Property slumps not yet close to being over in Spain and Ireland, academic research suggests


Little hope for recovery in EU countries such as Ireland and Spain

The real estate markets in Germany, Japan and the US are heading for recovery but there is little prospect of the property slumps in Spain and Ireland ending soon, according to new research.

And economic recovery is without a housing market recovery is unlikely to be sustained, according to the report How Housing Slumps End by academics Agustín Bénétrix, Barry Eichengreen and Kevin O’Rourke.

They say that there is at least a one in eight chance of housing slumps in the three big economies, Germany, Japan and the US, ending imminently, and it must not be forgotten that is was a real estate bubble that started the economic global downturn.

The report says that changes in house prices can powerfully impact consumer confidence and this varies from country to country. But generally the duration of a house price bust should be related to the size of the preceding boom.

Financial conditions also matter. A 1% increase in the real mortgage rate reduces the probability of a slump ending by 8.6 to 10%, it points out.

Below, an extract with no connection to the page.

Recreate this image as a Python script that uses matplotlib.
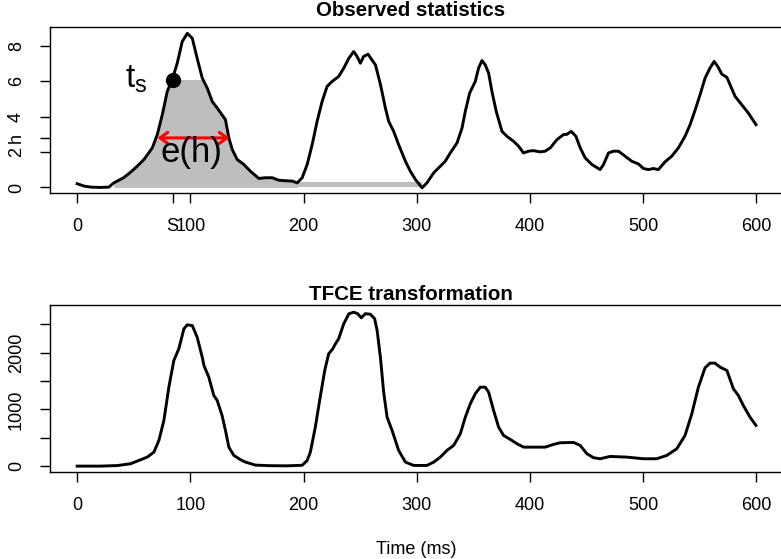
import numpy as np
import matplotlib
matplotlib.use('Agg')
import matplotlib.pyplot as plt

plt.rcParams['font.family'] = ['Liberation Sans', 'DejaVu Sans']

# Observed statistics (time in ms, statistic)
obs_time = [0, 6, 12, 20, 28, 32.5, 41, 47, 53, 59, 66.4, 70.8, 75.2, 79.6, 84, 88.4,
            92.8, 97.3, 101.7, 106, 110.5, 115, 119.3, 123.7, 128, 131, 134, 137,
            141.4, 147.2, 153, 160.5, 166.4, 172.3, 178, 184, 190, 194.4, 198.8,
            203.2, 207.6, 212, 216.4, 220.8, 225.2, 231, 235.5, 240, 244.3, 247.3,
            250.2, 253, 257, 260.5, 263.5, 268, 272.3, 275.2, 279.6, 284, 290,
            294.3, 298.8, 304.7, 309, 315, 320.8, 325.2, 329.6, 335.6, 340, 342.9,
            346.7, 351.7, 354.6, 357.6, 360.5, 363.5, 366.4, 370.2, 375.3, 379.7,
            385.5, 390, 394.3, 398.8, 403.2, 409, 413.5, 418, 423.8, 429.7, 432.6,
            436.4, 440.6, 444.4, 448.8, 454.7, 460.5, 462, 465, 469.4, 473.8, 478.2,
            484, 490, 495.8, 500.3, 504.7, 509, 513.5, 519.4, 525.3, 531.2, 537,
            541.5, 546, 550.3, 554.7, 559, 562.7, 566, 569.5, 574, 576.8, 581.2,
            587, 593, 599.7]
obs_stat = [0.21, 0.08, 0.02, 0.0, 0.02, 0.26, 0.55, 0.85, 1.2, 1.58, 2.24, 2.99, 4.11,
            5.43, 6.1, 7.02, 8.24, 8.71, 8.43, 7.3, 6.18, 5.6, 4.86, 4.49, 4.1, 3.83,
            2.8, 2.14, 1.58, 1.3, 0.92, 0.51, 0.55, 0.55, 0.41, 0.38, 0.36, 0.26,
            0.55, 1.3, 2.42, 3.74, 4.86, 5.71, 5.99, 6.27, 6.74, 7.3, 7.68, 7.4,
            7.02, 7.4, 7.53, 7.2, 6.93, 5.8, 4.49, 3.74, 3.17, 2.42, 1.48, 0.92,
            0.45, -0.02, 0.26, 0.83, 1.2, 1.48, 1.95, 2.52, 3.36, 4.3, 5.33, 5.99,
            6.74, 7.17, 6.93, 6.46, 5.43, 4.3, 3.17, 2.89, 2.61, 2.33, 1.95, 2.05,
            2.08, 2.01, 2.05, 2.24, 2.7, 2.99, 3.0, 3.17, 2.89, 2.24, 1.67, 1.3,
            1.07, 1.01, 1.3, 1.95, 2.05, 2.05, 1.77, 1.48, 1.33, 1.07, 1.01, 1.07,
            1.01, 1.45, 1.77, 2.24, 2.89, 3.55, 4.39, 5.24, 6.18, 6.74, 7.12, 6.83,
            6.4, 6.22, 5.8, 5.15, 4.68, 4.2, 3.55]

# TFCE transformed statistics
tfce_time = [0, 20, 35.5, 47.2, 54.5, 62, 67.8, 72.2, 76.6, 81, 85.4, 89.8, 94.3,
             97.3, 101.7, 106, 110.5, 112, 116.3, 120.7, 123.7, 128, 131, 134,
             138.4, 144.3, 148.7, 157.5, 170, 185, 198.8, 203.2, 206, 210.4, 214.7,
             218.7, 222.2, 225.8, 228.2, 231, 235.5, 240, 244.3, 247.8, 251, 254.6,
             259, 262.8, 265, 268, 270.8, 273.8, 278.2, 284, 290, 297.3, 309, 315,
             320.8, 326.7, 332.6, 338.5, 342.9, 347.3, 351.7, 356.1, 360.5, 363.5,
             367.9, 372.3, 376.7, 384.1, 388.5, 394.4, 413.5, 420.8, 426.7, 438.5,
             444.4, 450.3, 456.2, 462, 470.8, 485.5, 500.3, 512, 520.9, 529.7, 537,
             543, 548.8, 554.7, 559, 563.5, 568, 574, 579.7, 584.1, 588.5, 594.4,
             599.7]
tfce_stat = [0, 0, 10, 42, 100, 160, 247, 453, 806, 1393, 1864, 2070, 2423, 2494,
             2480, 2275, 1922, 1776, 1570, 1247, 1159, 894, 630, 335, 189, 113, 71,
             18, 8, 5, 15, 100, 247, 688, 1217, 1688, 1982, 2070, 2159, 2247, 2511,
             2688, 2716, 2690, 2617, 2690, 2680, 2600, 2393, 1900, 1300, 864, 630,
             277, 71, 12, 12, 71, 159, 277, 365, 571, 864, 1100, 1277, 1393, 1393,
             1305, 982, 688, 541, 453, 395, 335, 335, 383, 412, 418, 365, 219, 148,
             130, 171, 159, 130, 130, 189, 306, 541, 924, 1393, 1735, 1817, 1817,
             1746, 1688, 1365, 1247, 1071, 864, 718]

# annotation values
ts_time = 84.3
ts_value = 6.1
h_value = 2.8
eh_left, eh_right = 71, 134.6
fill_start, fill_end = 30, 197
band_end, band_level = 305, 0.33

x_ticks = [0, 100, 200, 300, 400, 500, 600]
top_yticks = [0, 2, 4, 6, 8]
bottom_yticks = [0, 500, 1000, 1500, 2000, 2500]
bottom_ylabels = ['0', '', '1000', '', '2000', '']

W, H = 781, 559
fig = plt.figure(figsize=(W / 100, H / 100), dpi=100)
ax1 = fig.add_axes([50 / W, 1 - 193.3 / H, 733.5 / W, 166 / H])
ax2 = fig.add_axes([50 / W, 1 - 472.3 / H, 733.5 / W, 167.3 / H])

grey = '#BEBEBE'
t = np.array(obs_time)
v = np.array(obs_stat)

# cluster area up to t_s
m = (t >= fill_start) & (t <= fill_end)
ax1.fill_between(t[m], 0, np.minimum(v[m], ts_value), color=grey, lw=0)
ax1.fill_between([t[m][-1], band_end], 0, band_level, color=grey, lw=0)

ax1.plot(t, v, color='black', lw=2.1)
ax1.plot(ts_time, ts_value, 'o', color='black', ms=10, zorder=5)
ax1.annotate('', xy=(eh_left, h_value), xytext=(eh_right, h_value),
             arrowprops=dict(arrowstyle='<->, head_length=0.55, head_width=0.4',
                             color='red', lw=2.2, shrinkA=0, shrinkB=0))
ax1.text(62, ts_value, r'$\mathregular{t_s}$', ha='right', va='center',
         fontsize=24)
ax1.text(101, 1.95, 'e(h)', ha='center', va='center', fontsize=25)

ax2.plot(tfce_time, tfce_stat, color='black', lw=2.1)

ax1.set_xlim(-24, 624)
ax1.set_ylim(-0.33, 9.05)
ax2.set_xlim(-24, 624)
ax2.set_ylim(-109, 2843)

ax1.set_xticks([0, ts_time] + x_ticks[1:])
ax1.set_xticklabels(['0', 'S'] + [str(x) for x in x_ticks[1:]])
ax1.set_yticks([0, 2, h_value, 4, 6, 8])
ax1.set_yticklabels(['0', '2', 'h', '4', '6', '8'])
ax2.set_xticks(x_ticks)
ax2.set_xticklabels([str(x) for x in x_ticks])
ax2.set_yticks(bottom_yticks)
ax2.set_yticklabels(bottom_ylabels)

for ax in (ax1, ax2):
    for s in ax.spines.values():
        s.set_linewidth(1)
    ax.tick_params(length=7, width=1, labelsize=13)
    ax.tick_params(axis='x', pad=11)
    ax.tick_params(axis='y', pad=11, labelrotation=90)
    for lab in ax.get_yticklabels():
        lab.set_va('center')

fig.text(411 / W, 1 - 11 / H, 'Observed statistics', ha='center', va='center',
         fontsize=14.8, fontweight='bold')
fig.text(411 / W, 1 - 294 / H, 'TFCE transformation', ha='center', va='center',
         fontsize=14.8, fontweight='bold')
fig.text(416 / W, 1 - 549 / H, 'Time (ms)', ha='center', va='center', fontsize=13)

fig.savefig('out.png', dpi=100)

The report also suggests there is a smaller chance that the housing slumps could now be ending in Finland, France and New Zealand. But in Spain and Ireland the real estate bubble were so big there is no great prospect for immediate economic recovery. ‘Our estimates suggest that ongoing housing slumps will continue to add to their woes. The 3.6% year on year fall in Spain in the recently completed second quarter of the year is consistent with this prediction. So is the 4.2% decline in asking prices for Irish residential properties in the same period,’ the report says.

Allowing prices to adjust downwards rapidly in these countries is the best way to ensure that they eventually stop falling. The academics analysed 44 previous housing slumps to come up with degrees of probability. They found that when house prices fall for more than 30 successive quarters, or seven to eight years, then price falls ‘take on a life of their own’ because buyers and sellers come to expect even more price falls.

‘If things turn out as projected here, we may be about to have a test of the locomotive theory, whether the big economies can pull along their smaller brethren, both for housing markets and generally,’ the report concludes.